A 65-seat bus, manufactured by Toyota and Hino, will transport passengers to and from the Central Japan International Airport (Centrair) near the city of Nagoya in southern Japan, according to sources at Toyota.
"The airport was built on environmentally friendly principles, such as efficient use of energy and low pollution, so we have been happy to cooperate with Toyota on this project, and we hope we can use more vehicles like this in the future," Yuki Hasegawa, of Centrair's general affairs division, told vnunet.com.
The airport, completed last year, makes extensive use of solar panels and other green concepts.

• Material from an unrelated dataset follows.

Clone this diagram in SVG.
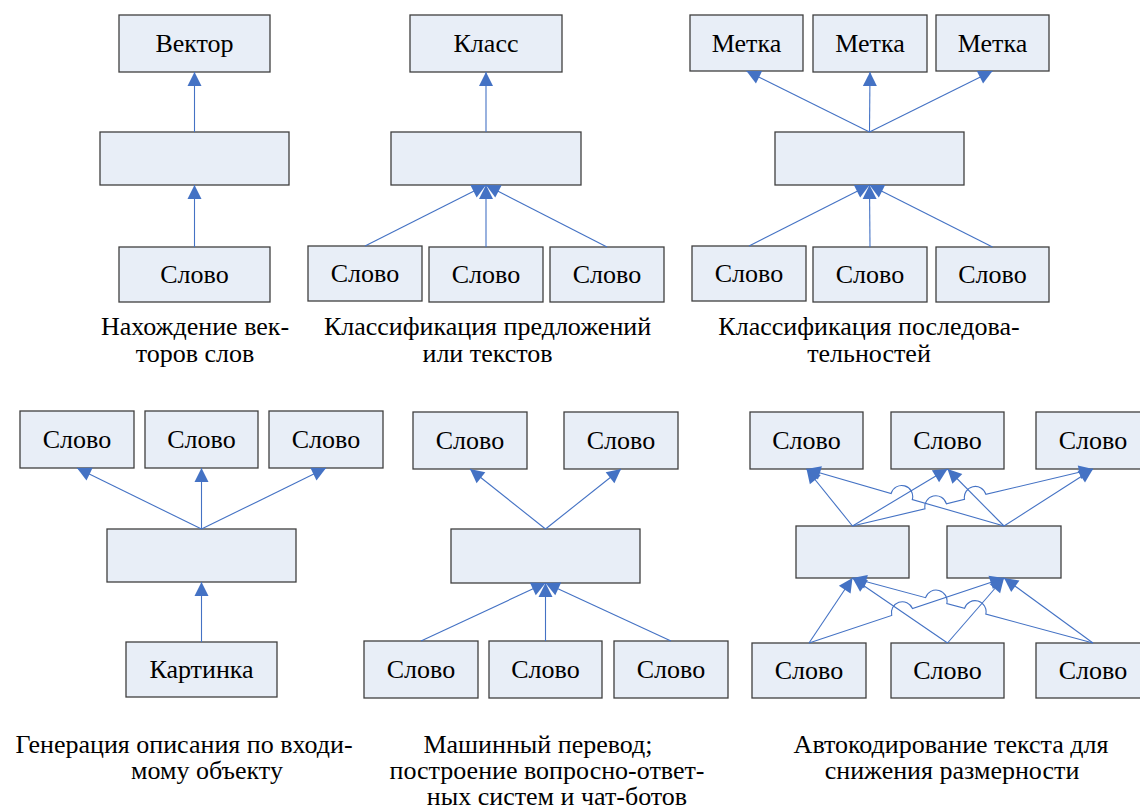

The new bus is particularly notable because it uses pure hydrogen as fuel. Typically, fuel cells have used hydrogen in an intermediate format, such as methanol, because it is difficult to store and handle in its gaseous state.
In the bus, the gas is absorbed and later released by an alloy honeycomb inside the vehicle's fuel tank.
The fuel cell generates electricity which drives the vehicle's electric motor. The bus also uses a secondary battery for storing and reusing energy generated during braking.
Toyota claims that its pure hydrogen technology is on the verge of surpassing gasoline engines in power density.